Without altering anything, output the material below.

* start *

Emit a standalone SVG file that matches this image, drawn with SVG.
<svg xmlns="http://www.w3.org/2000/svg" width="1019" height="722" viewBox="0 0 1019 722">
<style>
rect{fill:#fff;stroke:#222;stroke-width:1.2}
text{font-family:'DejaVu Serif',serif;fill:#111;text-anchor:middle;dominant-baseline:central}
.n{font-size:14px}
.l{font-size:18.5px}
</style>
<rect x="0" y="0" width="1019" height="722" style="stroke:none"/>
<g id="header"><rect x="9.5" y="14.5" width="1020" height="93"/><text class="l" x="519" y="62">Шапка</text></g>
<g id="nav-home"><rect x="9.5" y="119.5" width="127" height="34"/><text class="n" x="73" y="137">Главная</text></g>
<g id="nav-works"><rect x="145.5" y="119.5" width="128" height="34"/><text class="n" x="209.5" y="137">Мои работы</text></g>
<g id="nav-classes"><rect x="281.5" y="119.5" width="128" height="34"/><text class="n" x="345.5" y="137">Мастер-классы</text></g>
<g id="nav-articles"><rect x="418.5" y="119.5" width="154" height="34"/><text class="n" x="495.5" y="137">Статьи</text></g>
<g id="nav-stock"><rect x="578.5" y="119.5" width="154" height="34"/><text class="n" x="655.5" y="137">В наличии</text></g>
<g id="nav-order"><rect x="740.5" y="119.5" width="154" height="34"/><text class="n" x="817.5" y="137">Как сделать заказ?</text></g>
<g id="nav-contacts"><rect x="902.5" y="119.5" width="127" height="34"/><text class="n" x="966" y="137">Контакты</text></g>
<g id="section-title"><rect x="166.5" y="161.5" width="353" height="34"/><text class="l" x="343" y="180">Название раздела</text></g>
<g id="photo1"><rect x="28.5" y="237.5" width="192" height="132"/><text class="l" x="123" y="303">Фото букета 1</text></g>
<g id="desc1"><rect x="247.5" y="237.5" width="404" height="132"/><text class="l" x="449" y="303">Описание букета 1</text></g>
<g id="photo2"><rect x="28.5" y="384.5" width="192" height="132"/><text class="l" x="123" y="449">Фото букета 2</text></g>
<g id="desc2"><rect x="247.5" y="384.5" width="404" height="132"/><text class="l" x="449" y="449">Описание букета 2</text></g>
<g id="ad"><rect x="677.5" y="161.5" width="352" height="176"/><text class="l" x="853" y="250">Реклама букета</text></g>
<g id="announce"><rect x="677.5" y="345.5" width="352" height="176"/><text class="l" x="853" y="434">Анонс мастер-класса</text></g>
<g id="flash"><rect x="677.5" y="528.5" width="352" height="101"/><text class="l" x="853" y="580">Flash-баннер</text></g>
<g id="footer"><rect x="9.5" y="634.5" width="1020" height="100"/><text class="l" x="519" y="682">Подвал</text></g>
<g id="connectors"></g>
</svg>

* end *

- Exercise solution
Emit a standalone SVG file that matches this image, drawn with SVG.
<svg xmlns="http://www.w3.org/2000/svg" width="1019" height="722" viewBox="0 0 1019 722">
<style>
rect{fill:#fff;stroke:#222;stroke-width:1.2}
text{font-family:'DejaVu Serif',serif;fill:#111;text-anchor:middle;dominant-baseline:central}
.n{font-size:14px}
.l{font-size:18.5px}
</style>
<rect x="0" y="0" width="1019" height="722" style="stroke:none"/>
<g id="header"><rect x="9.5" y="14.5" width="1020" height="93"/><text class="l" x="519" y="62">Шапка</text></g>
<g id="nav-home"><rect x="9.5" y="119.5" width="127" height="34"/><text class="n" x="73" y="137">Главная</text></g>
<g id="nav-works"><rect x="145.5" y="119.5" width="128" height="34"/><text class="n" x="209.5" y="137">Мои работы</text></g>
<g id="nav-classes"><rect x="281.5" y="119.5" width="128" height="34"/><text class="n" x="345.5" y="137">Мастер-классы</text></g>
<g id="nav-articles"><rect x="418.5" y="119.5" width="154" height="34"/><text class="n" x="495.5" y="137">Статьи</text></g>
<g id="nav-stock"><rect x="578.5" y="119.5" width="154" height="34"/><text class="n" x="655.5" y="137">В наличии</text></g>
<g id="nav-order"><rect x="740.5" y="119.5" width="154" height="34"/><text class="n" x="817.5" y="137">Как сделать заказ?</text></g>
<g id="nav-contacts"><rect x="902.5" y="119.5" width="127" height="34"/><text class="n" x="966" y="137">Контакты</text></g>
<g id="section-title"><rect x="166.5" y="161.5" width="353" height="34"/><text class="l" x="343" y="180">Название раздела</text></g>
<g id="photo1"><rect x="28.5" y="237.5" width="192" height="132"/><text class="l" x="123" y="303">Фото букета 1</text></g>
<g id="desc1"><rect x="247.5" y="237.5" width="404" height="132"/><text class="l" x="449" y="303">Описание букета 1</text></g>
<g id="photo2"><rect x="28.5" y="384.5" width="192" height="132"/><text class="l" x="123" y="449">Фото букета 2</text></g>
<g id="desc2"><rect x="247.5" y="384.5" width="404" height="132"/><text class="l" x="449" y="449">Описание букета 2</text></g>
<g id="ad"><rect x="677.5" y="161.5" width="352" height="176"/><text class="l" x="853" y="250">Реклама букета</text></g>
<g id="announce"><rect x="677.5" y="345.5" width="352" height="176"/><text class="l" x="853" y="434">Анонс мастер-класса</text></g>
<g id="flash"><rect x="677.5" y="528.5" width="352" height="101"/><text class="l" x="853" y="580">Flash-баннер</text></g>
<g id="footer"><rect x="9.5" y="634.5" width="1020" height="100"/><text class="l" x="519" y="682">Подвал</text></g>
<g id="connectors"></g>
</svg>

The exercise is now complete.